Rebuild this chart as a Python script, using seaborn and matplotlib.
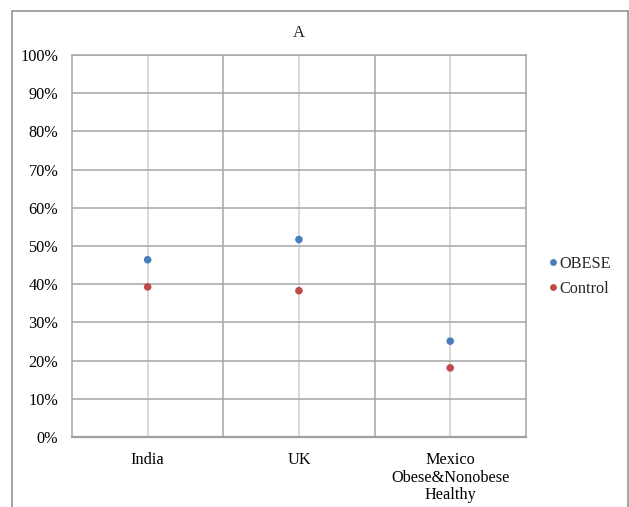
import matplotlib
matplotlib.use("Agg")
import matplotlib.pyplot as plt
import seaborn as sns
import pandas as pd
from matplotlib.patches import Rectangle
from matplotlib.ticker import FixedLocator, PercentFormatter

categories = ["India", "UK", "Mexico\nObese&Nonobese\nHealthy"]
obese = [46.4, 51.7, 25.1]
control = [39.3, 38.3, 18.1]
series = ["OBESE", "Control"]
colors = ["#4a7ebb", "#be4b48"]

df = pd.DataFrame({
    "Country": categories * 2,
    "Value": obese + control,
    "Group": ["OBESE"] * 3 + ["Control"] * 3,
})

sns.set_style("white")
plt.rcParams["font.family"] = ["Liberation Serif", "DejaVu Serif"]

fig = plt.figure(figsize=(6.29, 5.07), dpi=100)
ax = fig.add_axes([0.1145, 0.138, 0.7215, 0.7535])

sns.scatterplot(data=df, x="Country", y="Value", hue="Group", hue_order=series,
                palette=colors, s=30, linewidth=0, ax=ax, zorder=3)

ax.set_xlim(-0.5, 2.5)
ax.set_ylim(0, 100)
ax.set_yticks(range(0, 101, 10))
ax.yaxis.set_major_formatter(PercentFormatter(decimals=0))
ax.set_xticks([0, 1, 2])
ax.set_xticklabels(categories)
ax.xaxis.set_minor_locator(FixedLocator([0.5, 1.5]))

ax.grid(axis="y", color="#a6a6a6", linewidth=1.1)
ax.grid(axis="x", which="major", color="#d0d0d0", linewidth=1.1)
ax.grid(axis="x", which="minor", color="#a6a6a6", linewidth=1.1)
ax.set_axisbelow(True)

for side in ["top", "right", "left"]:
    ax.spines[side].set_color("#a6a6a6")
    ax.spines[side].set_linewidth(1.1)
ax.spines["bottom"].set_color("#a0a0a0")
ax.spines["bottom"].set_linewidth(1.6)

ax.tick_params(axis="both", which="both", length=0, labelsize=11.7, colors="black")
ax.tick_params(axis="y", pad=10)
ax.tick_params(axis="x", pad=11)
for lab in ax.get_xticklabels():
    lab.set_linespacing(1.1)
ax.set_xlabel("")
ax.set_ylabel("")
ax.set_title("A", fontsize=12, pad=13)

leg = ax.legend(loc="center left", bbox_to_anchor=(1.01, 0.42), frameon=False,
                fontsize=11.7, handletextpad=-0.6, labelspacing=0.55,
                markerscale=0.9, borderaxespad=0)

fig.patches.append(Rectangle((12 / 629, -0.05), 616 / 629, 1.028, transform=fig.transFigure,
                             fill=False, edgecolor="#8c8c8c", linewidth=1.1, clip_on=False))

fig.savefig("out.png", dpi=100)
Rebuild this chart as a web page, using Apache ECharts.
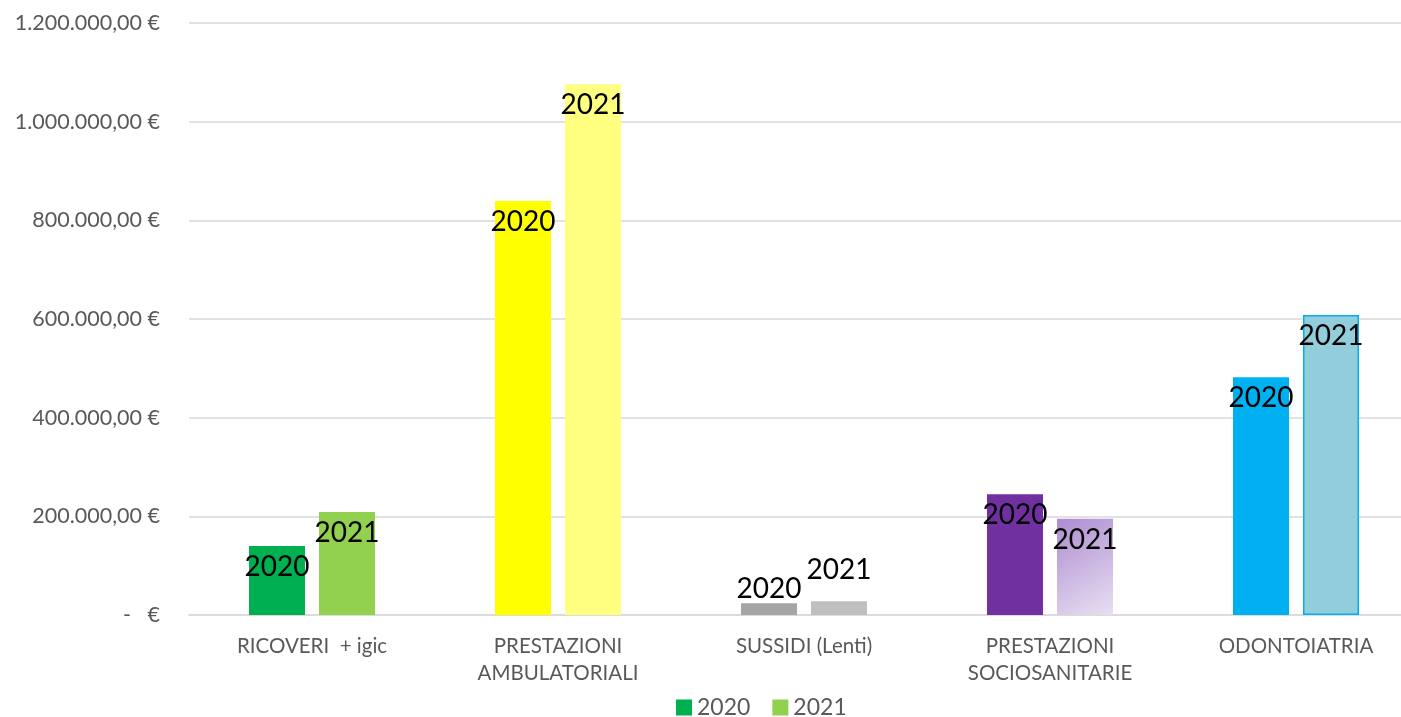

━━━━━━━━━━━━━━━━━━━━

*Task goal*:
Each entry shown above must be quoted exactly, with its pictures left out.

*Task output*:
Rebuild this chart as a Python script, using seaborn and matplotlib.
import matplotlib
matplotlib.use("Agg")
import matplotlib.pyplot as plt
import seaborn as sns
import pandas as pd
from matplotlib.patches import Rectangle
from matplotlib.ticker import FixedLocator, PercentFormatter

categories = ["India", "UK", "Mexico\nObese&Nonobese\nHealthy"]
obese = [46.4, 51.7, 25.1]
control = [39.3, 38.3, 18.1]
series = ["OBESE", "Control"]
colors = ["#4a7ebb", "#be4b48"]

df = pd.DataFrame({
    "Country": categories * 2,
    "Value": obese + control,
    "Group": ["OBESE"] * 3 + ["Control"] * 3,
})

sns.set_style("white")
plt.rcParams["font.family"] = ["Liberation Serif", "DejaVu Serif"]

fig = plt.figure(figsize=(6.29, 5.07), dpi=100)
ax = fig.add_axes([0.1145, 0.138, 0.7215, 0.7535])

sns.scatterplot(data=df, x="Country", y="Value", hue="Group", hue_order=series,
                palette=colors, s=30, linewidth=0, ax=ax, zorder=3)

ax.set_xlim(-0.5, 2.5)
ax.set_ylim(0, 100)
ax.set_yticks(range(0, 101, 10))
ax.yaxis.set_major_formatter(PercentFormatter(decimals=0))
ax.set_xticks([0, 1, 2])
ax.set_xticklabels(categories)
ax.xaxis.set_minor_locator(FixedLocator([0.5, 1.5]))

ax.grid(axis="y", color="#a6a6a6", linewidth=1.1)
ax.grid(axis="x", which="major", color="#d0d0d0", linewidth=1.1)
ax.grid(axis="x", which="minor", color="#a6a6a6", linewidth=1.1)
ax.set_axisbelow(True)

for side in ["top", "right", "left"]:
    ax.spines[side].set_color("#a6a6a6")
    ax.spines[side].set_linewidth(1.1)
ax.spines["bottom"].set_color("#a0a0a0")
ax.spines["bottom"].set_linewidth(1.6)

ax.tick_params(axis="both", which="both", length=0, labelsize=11.7, colors="black")
ax.tick_params(axis="y", pad=10)
ax.tick_params(axis="x", pad=11)
for lab in ax.get_xticklabels():
    lab.set_linespacing(1.1)
ax.set_xlabel("")
ax.set_ylabel("")
ax.set_title("A", fontsize=12, pad=13)

leg = ax.legend(loc="center left", bbox_to_anchor=(1.01, 0.42), frameon=False,
                fontsize=11.7, handletextpad=-0.6, labelspacing=0.55,
                markerscale=0.9, borderaxespad=0)

fig.patches.append(Rectangle((12 / 629, -0.05), 616 / 629, 1.028, transform=fig.transFigure,
                             fill=False, edgecolor="#8c8c8c", linewidth=1.1, clip_on=False))

fig.savefig("out.png", dpi=100)
Rebuild this chart as a web page, using Apache ECharts.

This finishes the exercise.